Anticipa: House Prices in Madrid & Barcelona Return to their Peaks of the Real Estate Boom

11 November 2018 – El Confidencial

The (real estate) recovery is really heating up. House prices in Madrid are on the verge of returning to their peaks of 2007. What seemed impossible, is now becoming a reality. That is according to a report from Anticipa Real Estate, which forecasts two-digit increases in house prices in the Spanish capital this year and next. Specifically, it predicts that homes will become more expensive by 10.2% in 2018 and by 11.5% in 2019, rises that are twice as high as the percentages that experts consider to be sustainable.

House prices have already been growing at rates of 10% during the last two quarters, according to the Repeated Sales House Price Index, prepared in accordance with the Case & Shiller methodology from the United States applied to Spain, which analyses repeat sales of the same homes. In other words, they are rising at double-digit percentages reminiscent of those recorded at the height of the real estate boom a decade ago.

Despite that, both property developers and banks are insisting that the market is very different to the one seen more than ten years ago and they categorically rule out that we are facing a similar situation to then. On the one hand, access to financing remains very restricted for solvent clients, whilst the recovery in prices is very uneven across the country. Whilst in the cities (and in certain neighbourhoods), prices are skyrocketing, in others, prices are still decreasing.

Although on average, by the end of 2019, house prices in Spain will be 15% below the peaks recorded in 2007, according to the report from Anticipa Real Estate, there are some hot spot areas where those prices have already been exceeded. In Cataluña, another of the hot spots in the Spanish market, increases of around 9% are expected next year and that despite the delicate political situation in Cataluña, which has had a direct negative impact on the real estate market – in Barcelona -, which, until a year ago, was performing extremely well in terms of transactions and prices.

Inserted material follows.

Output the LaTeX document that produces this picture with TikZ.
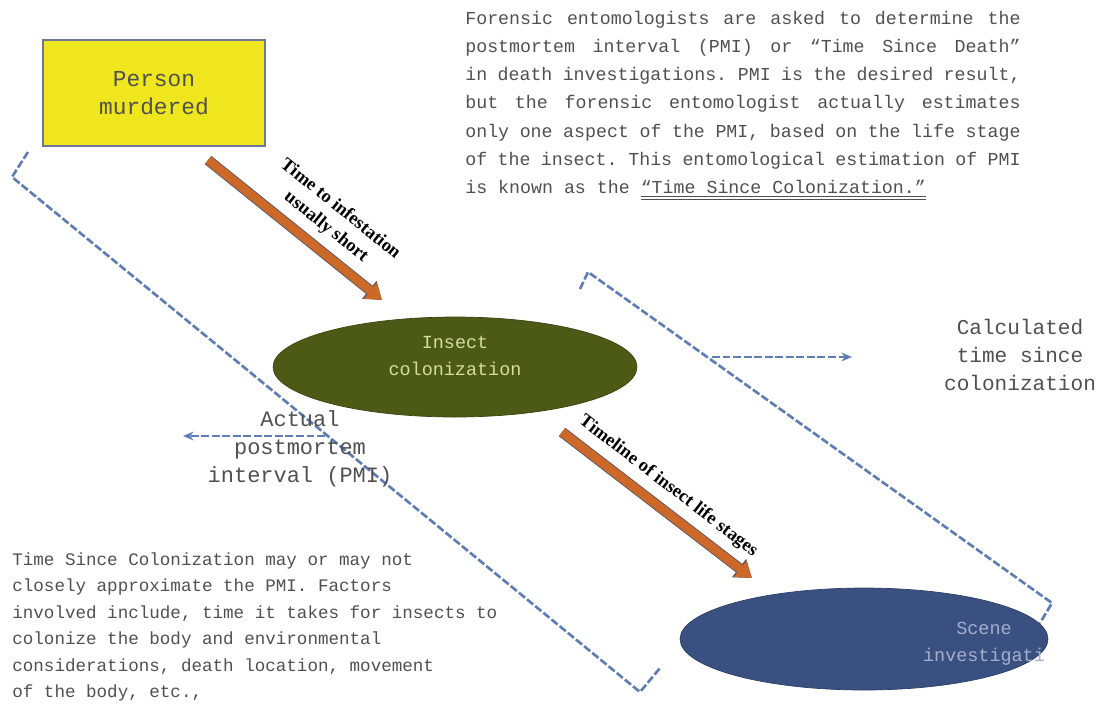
\documentclass[tikz,border=0pt]{standalone}
\usepackage{fontspec}
\usepackage{tikz}
\usetikzlibrary{shapes.geometric}
\usetikzlibrary{arrows.meta}
\usetikzlibrary{positioning}
\setmainfont{Liberation Serif}
\setmonofont{Liberation Mono}

\definecolor{boxyellow}{RGB}{240,230,30}
\definecolor{boxedge}{RGB}{110,120,150}
\definecolor{insectgreen}{RGB}{76,90,22}
\definecolor{insecttext}{RGB}{215,220,160}
\definecolor{sceneblue}{RGB}{58,80,128}
\definecolor{scenetext}{RGB}{165,175,205}
\definecolor{dashblue}{RGB}{95,125,180}
\definecolor{arroworange}{RGB}{205,105,40}
\definecolor{arrowedge}{RGB}{85,85,105}
\definecolor{textgray}{RGB}{80,80,80}

\tikzset{
  monotext/.style={font=\ttfamily\fontsize{12.5}{16}\selectfont, text=textgray, align=center, inner sep=0pt},
  bracketline/.style={draw=dashblue, line width=1.5pt, dash pattern=on 4.5pt off 1.5pt, line join=round},
  dasharrow/.style={bracketline, -{Stealth[length=6pt,width=5pt]}},
  lifearrow/.style={draw=arroworange, line width=5pt, -{Triangle[length=8.5pt,width=11pt]},
    preaction={draw=arrowedge, line width=6pt, -{Triangle[length=9.3pt,width=12.6pt]}}},
  arrowlabel/.style={font=\bfseries\fontsize{10.5}{13}\selectfont, text=black, inner sep=1pt, align=center}
}

\begin{document}
\begin{tikzpicture}[x=0.02cm, y=-0.02cm]

\useasboundingbox (0,0) rectangle (1101,725);

% dashed brackets round the two intervals
\draw[bracketline] (28,152) -- (12,177) -- (640,692) -- (660,668);
\draw[bracketline] (580,289) -- (588,272) -- (1052,603) -- (1040,623);

% the three stages
\node[draw=boxedge, line width=0.8pt, fill=boxyellow, minimum width=4.44cm, minimum height=2.12cm,
      monotext, font=\ttfamily\fontsize{13}{16}\selectfont] (murder) at (154,93) {Person\\murdered};
\node[ellipse, fill=insectgreen, draw=insectgreen!75!black, minimum width=7.28cm, minimum height=2cm] (insect) at (455,367) {};
\node[monotext, text=insecttext, font=\ttfamily\fontsize{10.5}{15}\selectfont] (insectlbl) at (455,356) {Insect\\colonization};
\node[ellipse, fill=sceneblue, draw=sceneblue!80!black, minimum width=7.36cm, minimum height=2.04cm] (scene) at (864,639) {};
\node[monotext, text=scenetext, font=\ttfamily\fontsize{10.5}{15.5}\selectfont] (scenelbl) at (984,644) {Scene\\investigati};

% side labels
\node[monotext, font=\ttfamily\fontsize{12}{16}\selectfont] (calctime) at (1020,355) {Calculated\\time since\\colonization};
\node[monotext] (actualpmi) at (300,449) {Actual\\postmortem\\interval (PMI)};

% text blocks
\node[anchor=north west, inner sep=0pt, text width=316pt, align=justify, text=textgray,
      font=\ttfamily\fontsize{10.4}{16}\selectfont,
      execute at begin node={\spaceskip=0.6em plus 0.5em minus 0.15em}] (forensic) at (465,11)
  {Forensic entomologists are asked to determine the\linebreak
   postmortem interval (PMI) or “Time Since Death”\linebreak
   in death investigations. PMI is the desired result,\linebreak
   but the forensic entomologist actually estimates\linebreak
   only one aspect of the PMI, based on the life stage\linebreak
   of the insect. This entomological estimation of PMI\linebreak
   is known as the \underline{\underline{“Time Since Colonization.”}}};
\node[anchor=north west, inner sep=0pt, align=left, text=textgray,
      font=\ttfamily\fontsize{10}{15.1}\selectfont] (factors) at (12,552)
  {Time Since Colonization may or may not\\
   closely approximate the PMI. Factors\\
   involved include, time it takes for insects to\\
   colonize the body and environmental\\
   considerations, death location, movement\\
   of the body, etc.,};

% orange timeline arrows
\coordinate (infestfrom) at (208,160);
\coordinate (infestto) at (382,300);
\draw[lifearrow] (infestfrom) -- node[arrowlabel, sloped, above=4pt, pos=0.6] (infestlbl)
  {Time to infestation\\usually short} (infestto);

\coordinate (lifefrom) at (562,432);
\coordinate (lifeto) at (752,578);
\draw[lifearrow] (lifefrom) -- node[arrowlabel, sloped, above=4pt, pos=0.49] (lifelbl)
  {Timeline of insect life stages} (lifeto);

% dashed pointers
\coordinate (calcfrom) at (712,357);
\coordinate (calcto) at (852,357);
\draw[dasharrow] (calcfrom) -- (calcto);
\coordinate (pmifrom) at (325,436);
\coordinate (pmito) at (183,436);
\draw[dasharrow] (pmifrom) -- (pmito);

\end{tikzpicture}
\end{document}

Madrid stands out from the rest of Spain, with an evolution in terms of residential prices that has caused the first alarm bells to start sounding. In certain neighbourhoods, such as Chamartín, Chamberí and Salamanca, second-hand homes now cost the same as they did ten or twelve years ago, whilst in others such as Arganzuela, Centro, Moncloa and Tetúan, prices are close to exceeding those levels. In others, where prices are still well below their peaks of the bubble, the market is rising at rates of 20%, rapidly reducing the gap with respect to 2008.

They are peripheral areas of the city towards which price rises are moving like an oil slick. And that is because prices, both to the purchase and rental markets in the centre of the city have reached such prohibitive levels that much of the demand is moving en masse to more affordable areas, resulting in significant upward pressure on prices.

According to the latest data from Tinsa, in Vicálvaro, Ciudad Lineal and Villaverde, house prices have risen by more than 20% in the last year, compared with rises of 8.5% in Chamartín and 13% in the district of Salamanca. Meanwhile, the municipalities of Barcelona, such as L’Hospitalet de Llobregat, Castelldefels, Esplugues de Llobregat and Sabadell, are experiencing a similar phenonemon with increases of more than 15% (…).